Surely this is not so surprising. In the United States, schools were expected to “return to normal” without once asking the question of whether that normal was acceptable or even desirable. Only in Op-Eds by public intellectuals were we given the chance to imagine a possible future for our children. Because schools relied on attendance for funding, and because students could not or would not go to school because of the obvious public health crisis, state school administrations would rather have students stay in front of computers for four hours a day in order to earn their money, than ask themselves how unhealthy this could be for a child’s development.
If “education” requires this much coercion for it to work, we should be asking ourselves why we do it at all?
“Reality has grown old and gone senile” is a perfect metaphor for every line of work. Do it like this, not that, because we have always done it like that. After decades of new technologies, we cannot bring ourselves out of lazy, repetitious thinking. To the frustration of employees everywhere, they must continue to labor under senile minds without once being given the chance for rebuttal or appeal.
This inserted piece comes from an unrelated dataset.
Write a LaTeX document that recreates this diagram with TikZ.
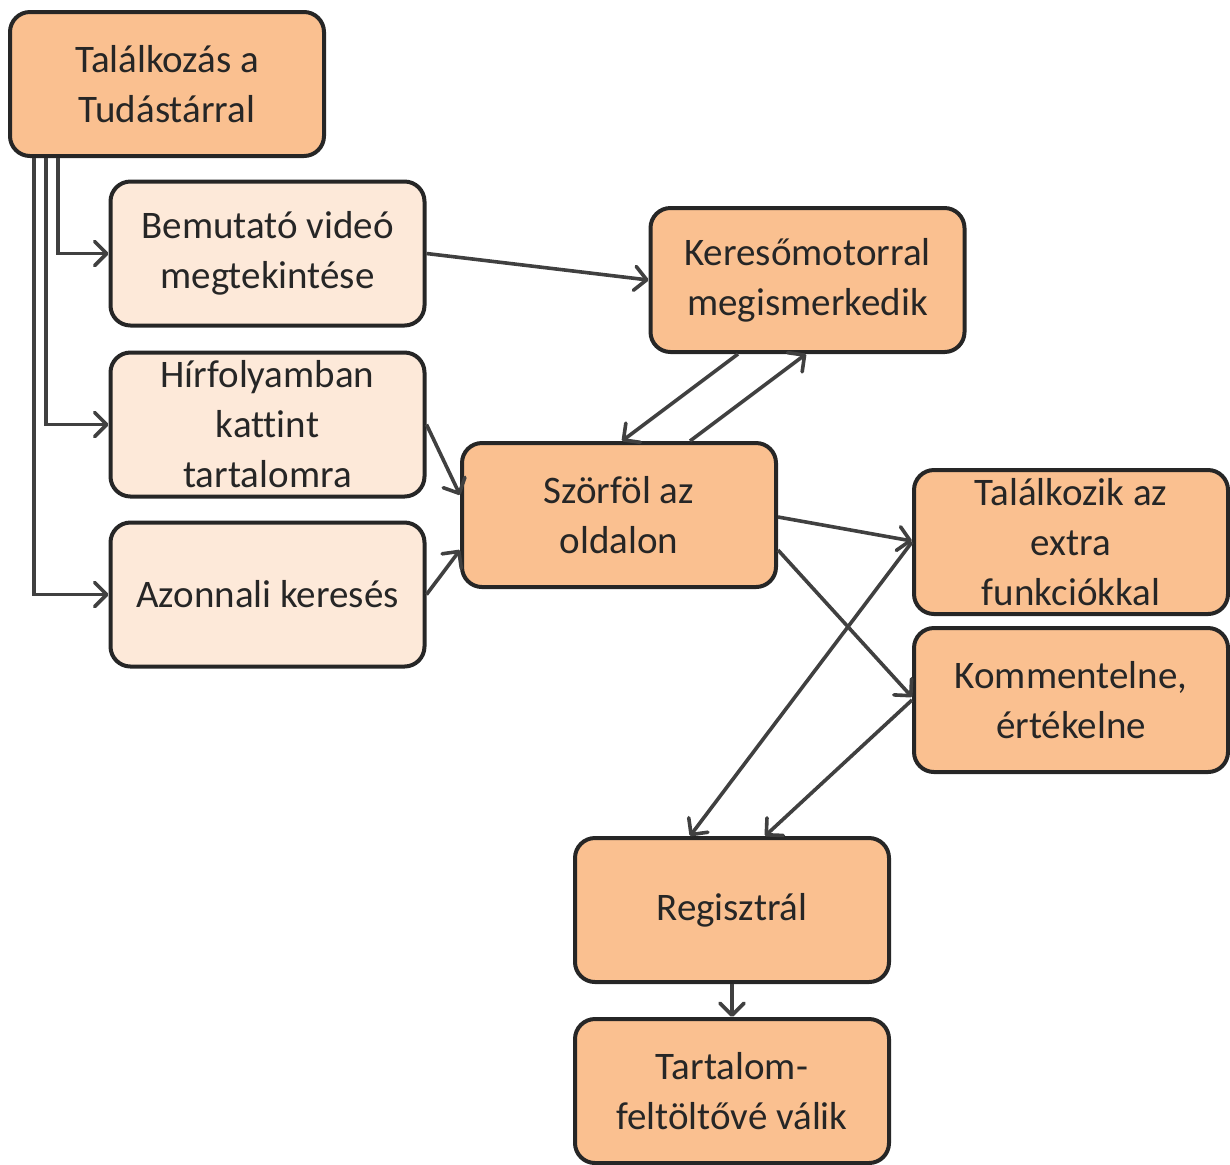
\documentclass[tikz,border=0pt]{standalone}
\usepackage{fontspec}
\setmainfont[Ligatures={NoCommon}]{Carlito}
\usetikzlibrary{arrows.meta,calc}
\definecolor{boxdark}{HTML}{FAC090}
\definecolor{boxlight}{HTML}{FDE9D9}
\definecolor{edgecol}{HTML}{262626}
\definecolor{arrcol}{HTML}{404040}
\definecolor{txtcol}{HTML}{262626}
\tikzset{
  box/.style={draw=edgecol, line width=2pt, rounded corners=10pt,
    minimum width=157pt, minimum height=72pt, inner sep=0pt, align=center,
    text=txtcol, font=\fontsize{19.5}{25}\selectfont},
  darkbox/.style={box, fill=boxdark},
  lightbox/.style={box, fill=boxlight},
  conn/.style={draw=arrcol, line width=1.8pt, -{Straight Barb[length=6pt,width=12pt,line width=1.8pt,round]}},
}
\begin{document}
\begin{tikzpicture}[x=0.5pt,y=-0.5pt]
\useasboundingbox (0,0) rectangle (1230,1164);
\node[darkbox] (n1) at (167,84) {Találkozás a\\Tudástárral};
\node[lightbox] (n2) at (267.5,253.5) {Bemutató videó\\megtekintése};
\node[lightbox] (n3) at (267.5,424.5) {Hírfolyamban\\kattint\\tartalomra};
\node[lightbox] (n4) at (267.5,594.5) {Azonnali keresés};
\node[darkbox] (n5) at (807.5,280) {Keresőmotorral\\megismerkedik};
\node[darkbox] (n6) at (619,515) {Szörföl az\\oldalon};
\node[darkbox] (n7) at (1071,542) {Találkozik az\\extra\\funkciókkal};
\node[darkbox] (n8) at (1071,700) {Kommentelne,\\értékelne};
\node[darkbox] (n9) at (732,910) {Regisztrál};
\node[darkbox] (n10) at (732,1091) {Tartalom-\\feltöltővé válik};

\draw[conn] ($(n1.south west)+(50,0)$) |- (n2.west);
\draw[conn] ($(n1.south west)+(38,0)$) |- (n3.west);
\draw[conn] ($(n1.south west)+(26,0)$) |- (n4.west);
\draw[conn] (n2.east) -- (n5.west);
\draw[conn] (n3.east) -- ($(n6.west)+(0,-20)$);
\draw[conn] (n4.east) -- ($(n6.west)+(0,35)$);
\draw[conn] ($(n5.south)+(-69.5,0)$) -- ($(n6.north)+(3,0)$);
\draw[conn] ($(n6.north)+(71,0)$) -- ($(n5.south)+(-1.5,0)$);
\draw[conn] ($(n6.east)+(0,2)$) -- ($(n7.west)+(0,-1)$);
\draw[conn] ($(n6.east)+(0,35)$) -- ($(n8.west)+(0,-3)$);
\draw[conn] (n7.west) -- ($(n9.north)+(-42,0)$);
\draw[conn] (n8.west) -- ($(n9.north)+(33,0)$);
\draw[conn] (n9.south) -- (n10.north);
\end{tikzpicture}
\end{document}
Janina must offer a ceremony because she is a woman. People rely on old fashions for stability during a crisis I suppose.
Part of the purpose of Tokarczuk’s title, Drive Your Plow Over the Bones of the Dead, must be a rejection to this inertia. There is a constant application of blueprints we never devised. The bones of the dead are the very canvas we paint over. Tokarczuk’s character Janina says, “enough of that.” It’s time to dig it up, loosen the dirt, and grow something new.